Imagine you have a simple Color type from a hex string like "#FF8800".
use std::str::FromStr;
struct Color {
r: u8,
g: u8,
b: u8,
}
impl FromStr for Color {
type Err = &'static str;
fn from_str(s: &str) -> Result<Self, Self::Err> {
if !s.starts_with('#') || s.len() != 7 {
return Err("Color must be formatted as #RRGGBB");
}
let r = u8::from_str_radix(&s[1..3], 16).map_err(|_| "Invalid hex for R")?;
let g = u8::from_str_radix(&s[3..5], 16).map_err(|_| "Invalid hex for G")?;
let b = u8::from_str_radix(&s[5..7], 16).map_err(|_| "Invalid hex for B")?;
Ok(Color { r, g, b })
}
}
let bg: Color = "#FF8800".parse().expect("Valid color");
println!("Red: {}, Green: {}, Blue: {}", bg.r, bg.g, bg.b);
Now, any function that accepts a generic type bound by FromStr can parse a Color from a string. It’s a tidy, reusable abstraction. The error handling is also centralized, which is a nice bonus.

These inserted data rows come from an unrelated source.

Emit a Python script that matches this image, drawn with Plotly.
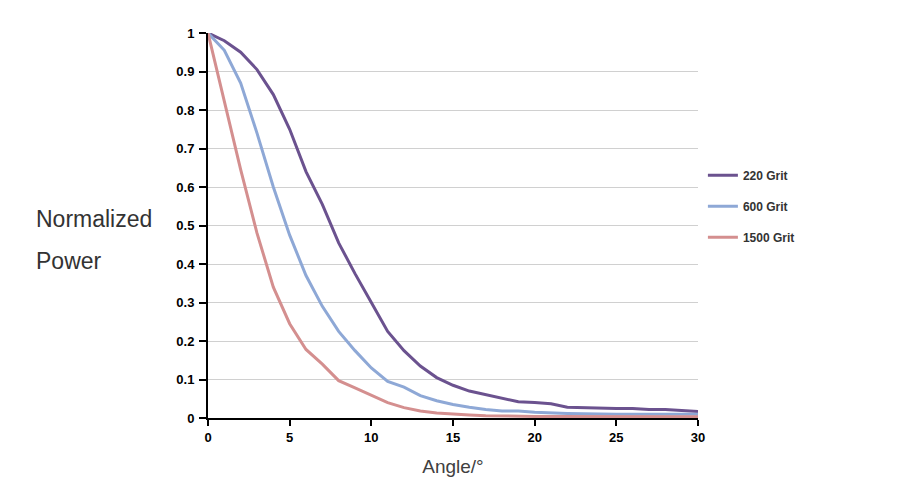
import plotly.graph_objects as go

angle = list(range(0, 31))
grit_220 = [1, 0.98, 0.95, 0.905, 0.84, 0.75, 0.64, 0.555, 0.455, 0.375, 0.30,
            0.225, 0.175, 0.135, 0.105, 0.085, 0.07, 0.06, 0.05, 0.042, 0.04,
            0.037, 0.028, 0.027, 0.025, 0.025, 0.025, 0.022, 0.022, 0.02, 0.017]
grit_600 = [1, 0.955, 0.87, 0.74, 0.60, 0.475, 0.37, 0.29, 0.225, 0.175, 0.13,
            0.095, 0.08, 0.058, 0.045, 0.035, 0.028, 0.022, 0.018, 0.018, 0.015,
            0.013, 0.012, 0.011, 0.01, 0.01, 0.01, 0.01, 0.01, 0.01, 0.01]
grit_1500 = [1, 0.82, 0.645, 0.48, 0.34, 0.245, 0.178, 0.14, 0.097, 0.078, 0.058,
             0.04, 0.027, 0.018, 0.013, 0.01, 0.008, 0.006, 0.005, 0.005, 0.004,
             0.004, 0.004, 0.003, 0.003, 0.003, 0.003, 0.003, 0.003, 0.003, 0.003]
series_names = ["220 Grit", "600 Grit", "1500 Grit"]
colors = ["#6B528F", "#8EA8D6", "#D48F8F"]
x_ticks = [0, 5, 10, 15, 20, 25, 30]
y_ticks = [0, 0.1, 0.2, 0.3, 0.4, 0.5, 0.6, 0.7, 0.8, 0.9, 1]

FONT = "Liberation Sans, Arial, sans-serif"

fig = go.Figure()
for name, vals, c in zip(series_names, [grit_220, grit_600, grit_1500], colors):
    fig.add_trace(go.Scatter(x=angle, y=vals, mode="lines", name=name,
                             legendgroup=name,
                             line=dict(color=c, width=3)))

fig.update_layout(
    width=900, height=500,
    margin=dict(l=208, r=202, t=33, b=82),
    plot_bgcolor="white", paper_bgcolor="white",
    font=dict(family=FONT, color="#000"),
    showlegend=True,
    legend=dict(x=1.01, y=0.55, xanchor="left", yanchor="middle",
                font=dict(size=12, color="#333", family=FONT, weight="bold"),
                tracegroupgap=12, itemwidth=30, bgcolor="rgba(0,0,0,0)"),
    xaxis=dict(range=[0, 30], tickvals=x_ticks, showgrid=False,
               showline=True, linecolor="black", linewidth=2,
               ticks="outside", ticklen=6, tickcolor="black", tickwidth=2,
               tickfont=dict(size=13, color="#000", family=FONT, weight="bold"),
               zeroline=False,
               title=dict(text="Angle/°", font=dict(size=19, color="#404040"),
                          standoff=16)),
    yaxis=dict(range=[0, 1], tickvals=y_ticks,
               ticktext=[("%g" % v) for v in y_ticks],
               showgrid=True, gridcolor="#D0D0D0", gridwidth=1,
               showline=True, linecolor="black", linewidth=2,
               ticks="outside", ticklen=7, tickcolor="black", tickwidth=2,
               ticklabelstandoff=2,
               tickfont=dict(size=13, color="#000", family=FONT, weight="bold"),
               zeroline=False),
)
pw, ph = 900 - 208 - 202, 500 - 33 - 82
for text, px, py in [("Normalized", 34, 219), ("Power", 34, 261)]:
    fig.add_annotation(text=text, x=(px - 208) / pw, y=(500 - 82 - py) / ph,
                       xref="paper", yref="paper", showarrow=False,
                       xanchor="left", yanchor="middle",
                       font=dict(size=23, color="#333333", family=FONT))

fig.write_html("out.html")
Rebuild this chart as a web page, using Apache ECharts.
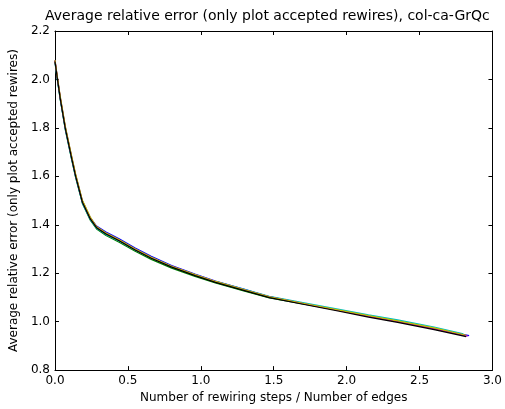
<!DOCTYPE html>
<html>
<head>
<meta charset="utf-8">
<script src="https://cdn.jsdelivr.net/npm/echarts@6/dist/echarts.min.js"></script>
<style>
  html, body { margin: 0; padding: 0; background: #fff; }
  #main { width: 505px; height: 409px; }
</style>
</head>
<body>
<div id="main"></div>
<script>
// rewiring steps / edges, shared by all runs
var xSteps = [0, 0.017, 0.037, 0.071, 0.114, 0.141, 0.188, 0.242, 0.285, 0.35, 0.44, 0.55, 0.66, 0.8, 0.96, 1.1, 1.3, 1.47, 1.7, 1.94, 2.15, 2.35, 2.6, 2.82];

var runNames = ['b', 'g', 'r', 'c', 'm', 'y', 'k'];
var runColors = ['#0000ff', '#008000', '#ff0000', '#00bfbf', '#bf00bf', '#bfbf00', '#000000'];

var errBlue    = [2.080, 2.006, 1.924, 1.803, 1.681, 1.608, 1.499, 1.430, 1.395, 1.370, 1.342, 1.304, 1.270, 1.232, 1.196, 1.168, 1.133, 1.103, 1.076, 1.048, 1.023, 1.001, 0.971, 0.942];
var errGreen   = [2.070, 1.995, 1.913, 1.792, 1.670, 1.597, 1.488, 1.419, 1.383, 1.356, 1.328, 1.291, 1.257, 1.221, 1.187, 1.160, 1.126, 1.098, 1.073, 1.047, 1.023, 1.002, 0.973, 0.945];
var errRed     = [2.078, 2.004, 1.922, 1.801, 1.679, 1.606, 1.497, 1.428, 1.391, 1.365, 1.337, 1.299, 1.265, 1.228, 1.193, 1.165, 1.131, 1.102, 1.075, 1.047, 1.022, 1.000, 0.970, 0.941];
var errCyan    = [2.071, 1.996, 1.914, 1.793, 1.671, 1.598, 1.489, 1.421, 1.386, 1.360, 1.333, 1.296, 1.263, 1.227, 1.193, 1.166, 1.133, 1.105, 1.079, 1.052, 1.028, 1.007, 0.978, 0.950];
var errMagenta = [2.076, 2.002, 1.920, 1.799, 1.677, 1.604, 1.495, 1.426, 1.390, 1.364, 1.336, 1.298, 1.264, 1.228, 1.193, 1.165, 1.131, 1.102, 1.075, 1.047, 1.022, 1.000, 0.970, 0.940];
var errYellow  = [2.080, 2.008, 1.927, 1.806, 1.684, 1.611, 1.501, 1.432, 1.392, 1.366, 1.338, 1.300, 1.266, 1.229, 1.194, 1.166, 1.131, 1.102, 1.076, 1.049, 1.025, 1.003, 0.974, 0.944];
var errBlack   = [2.074, 2.000, 1.918, 1.797, 1.675, 1.602, 1.493, 1.424, 1.388, 1.362, 1.334, 1.296, 1.262, 1.225, 1.190, 1.162, 1.128, 1.099, 1.072, 1.044, 1.019, 0.997, 0.967, 0.938];

// last x differs a little between runs
var lastX = [2.84, 2.80, 2.82, 2.80, 2.83, 2.82, 2.82];

var runs = [errBlue, errGreen, errRed, errCyan, errMagenta, errYellow, errBlack];

var font = 'DejaVu Sans';
var myChart = echarts.init(document.getElementById('main'));

var series = runs.map(function (ys, i) {
  var pts = ys.map(function (y, j) {
    var x = j === ys.length - 1 ? lastX[i] : xSteps[j];
    return [x, y];
  });
  return {
    name: runNames[i],
    type: 'line',
    data: pts,
    showSymbol: false,
    symbol: 'none',
    lineStyle: { color: runColors[i], width: 1.2 },
    itemStyle: { color: runColors[i] },
    animation: false,
    z: 2 + i
  };
});

function axisBase() {
  return {
    type: 'value',
    axisLine: { show: true, onZero: false, lineStyle: { color: '#000', width: 1 } },
    axisTick: { show: true, inside: true, length: 4, lineStyle: { color: '#000' } },
    splitLine: { show: false }
  };
}

var xBottom = Object.assign(axisBase(), {
  position: 'bottom', min: 0, max: 3, interval: 0.5,
  name: 'Number of rewiring steps / Number of edges',
  nameLocation: 'middle', nameGap: 21,
  nameTextStyle: { fontFamily: font, fontSize: 12, color: '#000' },
  axisLabel: { fontFamily: font, fontSize: 12, color: '#000', margin: 5,
    formatter: function (v) { return v.toFixed(1); } }
});
var xTop = Object.assign(axisBase(), {
  position: 'top', min: 0, max: 3, interval: 0.5, axisLabel: { show: false }
});
var yLeft = Object.assign(axisBase(), {
  position: 'left', min: 0.8, max: 2.2, interval: 0.2,
  name: 'Average relative error (only plot accepted rewires)',
  nameLocation: 'middle', nameGap: 30, nameRotate: 90,
  nameTextStyle: { fontFamily: font, fontSize: 12, color: '#000' },
  axisLabel: { fontFamily: font, fontSize: 12, color: '#000', margin: 5,
    formatter: function (v) { return v.toFixed(1); } }
});
var yRight = Object.assign(axisBase(), {
  position: 'right', min: 0.8, max: 2.2, interval: 0.2, axisLabel: { show: false }
});

var option = {
  backgroundColor: '#fff',
  animation: false,
  title: {
    text: 'Average relative error (only plot accepted rewires), col-ca-GrQc',
    left: 40, top: 4,
    textStyle: { fontFamily: font, fontSize: 14, fontWeight: 'normal', color: '#000' }
  },
  grid: { left: 48, right: 11, top: 31, bottom: 33 },
  xAxis: [xBottom, xTop],
  yAxis: [yLeft, yRight],
  series: series
};

myChart.setOption(option);
</script>
</body>
</html>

When you’re pushing for ultimate speed, especially with uniform text operations, you can tap into SIMD. SIMD stands for Single Instruction, Multiple Data. It lets your CPU process 16, 32, or even 64 bytes in a single operation. In Rust, you can use the std::simd module on the nightly channel, or stable alternatives like the packed_simd crate.
A classic use is finding a delimiter, like a newline or a space, in a large buffer. Instead of checking one byte at a time, you check a whole block.
// Note: This uses nightly Rust's std::simd
#![feature(portable_simd)]
use std::simd::{u8x16, Mask, SimdPartialEq};
fn fast_find_space(data: &[u8]) -> Option<usize> {
let space_vector = u8x16::splat(b' '); // A vector of 16 space bytes
// Process 16-byte chunks
for (chunk_index, chunk) in data.chunks_exact(16).enumerate() {
let data_vector = u8x16::from_slice(chunk);
let mask: Mask<u8, 16> = data_vector.simd_eq(space_vector);
if mask.any() {
// A space was found in this chunk. Find its position.
let bitmask = mask.to_bitmask();
let pos_in_chunk = bitmask.trailing_zeros() as usize;
return Some(chunk_index * 16 + pos_in_chunk);
}
}
// Check any remaining bytes the slow way
let remainder_start = data.len() - (data.len() % 16);
data[remainder_start..]
.iter()
.position(|&b| b == b' ')
.map(|pos| remainder_start + pos)
}
let text = b"This is a sample text with spaces.";
if let Some(pos) = fast_find_space(text) {
println!("First space at byte index: {}", pos);
}
This looks complicated, but the idea is simple: load 16 bytes, compare all 16 to a space byte in one go, and get a result mask. The speedup can be massive for bulk operations like validation, searching, or simple transformations. Use this when you’ve measured a bottleneck and need to squeeze out performance.
Finally, let’s consider a common situation: parsing a configuration file that doesn’t change. Parsing it on every request is wasteful. We can cache the result. In Rust, you can use the once_cell or lazy_static crates to compute a value once and reuse it.
This is a form of memoization. You do the work the first time it’s needed and store the answer.
use once_cell::sync::Lazy;
use std::collections::HashMap;
static APP_CONFIG: Lazy<HashMap<String, String>> = Lazy::new(|| {
let config_text = std::fs::read_to_string("app.toml")
.expect("Could not read config file");
config_text
.lines()
.filter(|line| !line.trim().is_empty() && !line.starts_with('#'))
.filter_map(|line| line.split_once('='))
.map(|(key, value)| (key.trim().to_string(), value.trim().to_string()))
.collect()
});
fn get_setting(key: &str) -> Option<&String> {
APP_CONFIG.get(key)
}
// The first call to `get_setting` will trigger the parsing.
// Every subsequent call will use the cached map.
let timeout = get_setting("request_timeout").unwrap();
println!("Timeout setting: {}", timeout);
The Lazy::new closure runs only when APP_CONFIG is accessed for the first time. This is thread-safe and efficient. It’s perfect for settings, static dictionaries, or any data parsed once at startup.
These techniques form a toolkit. Start with slices and iterators—they solve most problems. Use nom when the grammar is complex. Turn to byteorder for binary data. Store references when you can. Implement FromStr for a clean API. Consider SIMD for hot paths. Cache results that are expensive to recompute.
The outcome is code that is not just fast, but also robust. Rust’s compiler ensures your slice references are valid and your memory access is safe. You get the speed of C with the safety of a managed language. For me, that’s the real power of building parsers in Rust. You can focus on the logic of your format, not on avoiding crashes or leaks. It lets you write code that is both high-performance and confidently correct.